▸ What the exercise asks
Give back every line exactly as it appears, pictures excluded.
..........
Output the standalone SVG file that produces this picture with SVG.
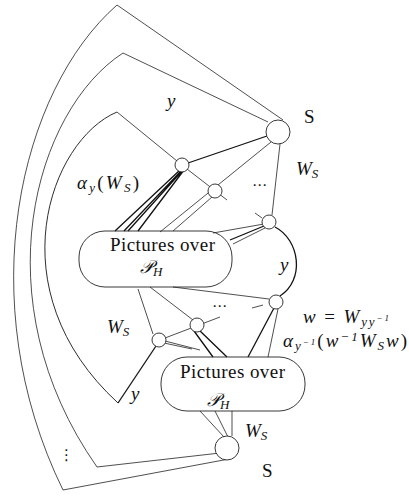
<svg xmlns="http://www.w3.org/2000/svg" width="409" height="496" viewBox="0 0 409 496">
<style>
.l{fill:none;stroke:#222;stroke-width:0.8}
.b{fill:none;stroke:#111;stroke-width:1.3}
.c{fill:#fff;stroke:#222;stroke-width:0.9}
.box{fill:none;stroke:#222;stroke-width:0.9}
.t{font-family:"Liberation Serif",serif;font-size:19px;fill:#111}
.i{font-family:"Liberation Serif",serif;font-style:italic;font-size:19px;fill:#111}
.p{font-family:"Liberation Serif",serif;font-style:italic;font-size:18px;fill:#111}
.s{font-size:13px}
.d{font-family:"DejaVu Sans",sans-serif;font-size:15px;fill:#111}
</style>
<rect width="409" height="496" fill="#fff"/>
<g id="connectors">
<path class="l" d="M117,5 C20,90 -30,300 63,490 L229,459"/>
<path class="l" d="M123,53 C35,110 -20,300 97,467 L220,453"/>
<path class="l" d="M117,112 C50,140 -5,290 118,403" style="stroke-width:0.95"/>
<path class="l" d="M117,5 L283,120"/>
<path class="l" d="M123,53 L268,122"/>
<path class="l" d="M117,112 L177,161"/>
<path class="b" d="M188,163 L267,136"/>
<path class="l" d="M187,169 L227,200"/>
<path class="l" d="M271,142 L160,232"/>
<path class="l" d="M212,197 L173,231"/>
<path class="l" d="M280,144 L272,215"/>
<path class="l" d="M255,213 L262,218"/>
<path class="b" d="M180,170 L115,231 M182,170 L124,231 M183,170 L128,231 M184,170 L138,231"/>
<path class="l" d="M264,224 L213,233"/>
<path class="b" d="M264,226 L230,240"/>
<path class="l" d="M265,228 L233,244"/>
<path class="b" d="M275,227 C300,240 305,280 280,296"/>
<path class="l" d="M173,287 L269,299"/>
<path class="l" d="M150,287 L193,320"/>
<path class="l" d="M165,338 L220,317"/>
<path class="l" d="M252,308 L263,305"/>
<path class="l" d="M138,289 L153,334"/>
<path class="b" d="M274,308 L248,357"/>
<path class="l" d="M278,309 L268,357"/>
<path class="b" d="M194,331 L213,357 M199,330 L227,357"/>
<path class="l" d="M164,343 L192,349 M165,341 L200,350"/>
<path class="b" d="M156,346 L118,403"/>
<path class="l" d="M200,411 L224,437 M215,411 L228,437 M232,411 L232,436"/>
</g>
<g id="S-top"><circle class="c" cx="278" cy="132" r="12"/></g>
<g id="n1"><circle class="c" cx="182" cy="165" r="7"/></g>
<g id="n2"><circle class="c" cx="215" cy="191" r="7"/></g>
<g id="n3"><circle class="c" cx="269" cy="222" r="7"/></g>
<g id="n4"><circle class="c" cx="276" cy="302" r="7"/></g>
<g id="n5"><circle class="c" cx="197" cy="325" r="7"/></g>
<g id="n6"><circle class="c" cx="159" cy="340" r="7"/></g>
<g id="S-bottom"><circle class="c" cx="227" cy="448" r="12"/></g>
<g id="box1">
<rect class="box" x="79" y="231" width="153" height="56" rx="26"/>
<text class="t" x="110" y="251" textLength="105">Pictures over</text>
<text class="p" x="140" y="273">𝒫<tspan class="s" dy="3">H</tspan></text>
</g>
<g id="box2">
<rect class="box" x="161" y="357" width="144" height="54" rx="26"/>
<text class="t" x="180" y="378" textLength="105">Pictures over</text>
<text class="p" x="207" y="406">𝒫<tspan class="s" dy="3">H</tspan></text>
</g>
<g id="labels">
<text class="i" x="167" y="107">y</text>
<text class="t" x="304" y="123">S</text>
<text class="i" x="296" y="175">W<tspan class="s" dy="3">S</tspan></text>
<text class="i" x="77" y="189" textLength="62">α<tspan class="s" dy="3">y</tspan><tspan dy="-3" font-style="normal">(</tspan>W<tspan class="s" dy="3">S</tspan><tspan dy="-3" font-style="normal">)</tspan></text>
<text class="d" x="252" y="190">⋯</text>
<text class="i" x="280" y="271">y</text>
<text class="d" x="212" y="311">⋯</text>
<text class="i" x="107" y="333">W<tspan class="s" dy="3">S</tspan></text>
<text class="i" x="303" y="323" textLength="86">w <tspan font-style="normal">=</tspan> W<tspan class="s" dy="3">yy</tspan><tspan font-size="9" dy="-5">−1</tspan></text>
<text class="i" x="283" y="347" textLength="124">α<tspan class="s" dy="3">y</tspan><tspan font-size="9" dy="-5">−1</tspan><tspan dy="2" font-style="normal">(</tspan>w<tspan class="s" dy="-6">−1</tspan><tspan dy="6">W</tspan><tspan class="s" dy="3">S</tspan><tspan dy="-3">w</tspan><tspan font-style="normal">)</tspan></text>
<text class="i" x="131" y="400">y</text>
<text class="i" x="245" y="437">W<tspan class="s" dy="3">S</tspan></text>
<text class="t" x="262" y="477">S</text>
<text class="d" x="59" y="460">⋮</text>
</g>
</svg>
..........
▸ Output of the exercise
Output the standalone SVG file that produces this picture with SVG.
<svg xmlns="http://www.w3.org/2000/svg" width="409" height="496" viewBox="0 0 409 496">
<style>
.l{fill:none;stroke:#222;stroke-width:0.8}
.b{fill:none;stroke:#111;stroke-width:1.3}
.c{fill:#fff;stroke:#222;stroke-width:0.9}
.box{fill:none;stroke:#222;stroke-width:0.9}
.t{font-family:"Liberation Serif",serif;font-size:19px;fill:#111}
.i{font-family:"Liberation Serif",serif;font-style:italic;font-size:19px;fill:#111}
.p{font-family:"Liberation Serif",serif;font-style:italic;font-size:18px;fill:#111}
.s{font-size:13px}
.d{font-family:"DejaVu Sans",sans-serif;font-size:15px;fill:#111}
</style>
<rect width="409" height="496" fill="#fff"/>
<g id="connectors">
<path class="l" d="M117,5 C20,90 -30,300 63,490 L229,459"/>
<path class="l" d="M123,53 C35,110 -20,300 97,467 L220,453"/>
<path class="l" d="M117,112 C50,140 -5,290 118,403" style="stroke-width:0.95"/>
<path class="l" d="M117,5 L283,120"/>
<path class="l" d="M123,53 L268,122"/>
<path class="l" d="M117,112 L177,161"/>
<path class="b" d="M188,163 L267,136"/>
<path class="l" d="M187,169 L227,200"/>
<path class="l" d="M271,142 L160,232"/>
<path class="l" d="M212,197 L173,231"/>
<path class="l" d="M280,144 L272,215"/>
<path class="l" d="M255,213 L262,218"/>
<path class="b" d="M180,170 L115,231 M182,170 L124,231 M183,170 L128,231 M184,170 L138,231"/>
<path class="l" d="M264,224 L213,233"/>
<path class="b" d="M264,226 L230,240"/>
<path class="l" d="M265,228 L233,244"/>
<path class="b" d="M275,227 C300,240 305,280 280,296"/>
<path class="l" d="M173,287 L269,299"/>
<path class="l" d="M150,287 L193,320"/>
<path class="l" d="M165,338 L220,317"/>
<path class="l" d="M252,308 L263,305"/>
<path class="l" d="M138,289 L153,334"/>
<path class="b" d="M274,308 L248,357"/>
<path class="l" d="M278,309 L268,357"/>
<path class="b" d="M194,331 L213,357 M199,330 L227,357"/>
<path class="l" d="M164,343 L192,349 M165,341 L200,350"/>
<path class="b" d="M156,346 L118,403"/>
<path class="l" d="M200,411 L224,437 M215,411 L228,437 M232,411 L232,436"/>
</g>
<g id="S-top"><circle class="c" cx="278" cy="132" r="12"/></g>
<g id="n1"><circle class="c" cx="182" cy="165" r="7"/></g>
<g id="n2"><circle class="c" cx="215" cy="191" r="7"/></g>
<g id="n3"><circle class="c" cx="269" cy="222" r="7"/></g>
<g id="n4"><circle class="c" cx="276" cy="302" r="7"/></g>
<g id="n5"><circle class="c" cx="197" cy="325" r="7"/></g>
<g id="n6"><circle class="c" cx="159" cy="340" r="7"/></g>
<g id="S-bottom"><circle class="c" cx="227" cy="448" r="12"/></g>
<g id="box1">
<rect class="box" x="79" y="231" width="153" height="56" rx="26"/>
<text class="t" x="110" y="251" textLength="105">Pictures over</text>
<text class="p" x="140" y="273">𝒫<tspan class="s" dy="3">H</tspan></text>
</g>
<g id="box2">
<rect class="box" x="161" y="357" width="144" height="54" rx="26"/>
<text class="t" x="180" y="378" textLength="105">Pictures over</text>
<text class="p" x="207" y="406">𝒫<tspan class="s" dy="3">H</tspan></text>
</g>
<g id="labels">
<text class="i" x="167" y="107">y</text>
<text class="t" x="304" y="123">S</text>
<text class="i" x="296" y="175">W<tspan class="s" dy="3">S</tspan></text>
<text class="i" x="77" y="189" textLength="62">α<tspan class="s" dy="3">y</tspan><tspan dy="-3" font-style="normal">(</tspan>W<tspan class="s" dy="3">S</tspan><tspan dy="-3" font-style="normal">)</tspan></text>
<text class="d" x="252" y="190">⋯</text>
<text class="i" x="280" y="271">y</text>
<text class="d" x="212" y="311">⋯</text>
<text class="i" x="107" y="333">W<tspan class="s" dy="3">S</tspan></text>
<text class="i" x="303" y="323" textLength="86">w <tspan font-style="normal">=</tspan> W<tspan class="s" dy="3">yy</tspan><tspan font-size="9" dy="-5">−1</tspan></text>
<text class="i" x="283" y="347" textLength="124">α<tspan class="s" dy="3">y</tspan><tspan font-size="9" dy="-5">−1</tspan><tspan dy="2" font-style="normal">(</tspan>w<tspan class="s" dy="-6">−1</tspan><tspan dy="6">W</tspan><tspan class="s" dy="3">S</tspan><tspan dy="-3">w</tspan><tspan font-style="normal">)</tspan></text>
<text class="i" x="131" y="400">y</text>
<text class="i" x="245" y="437">W<tspan class="s" dy="3">S</tspan></text>
<text class="t" x="262" y="477">S</text>
<text class="d" x="59" y="460">⋮</text>
</g>
</svg>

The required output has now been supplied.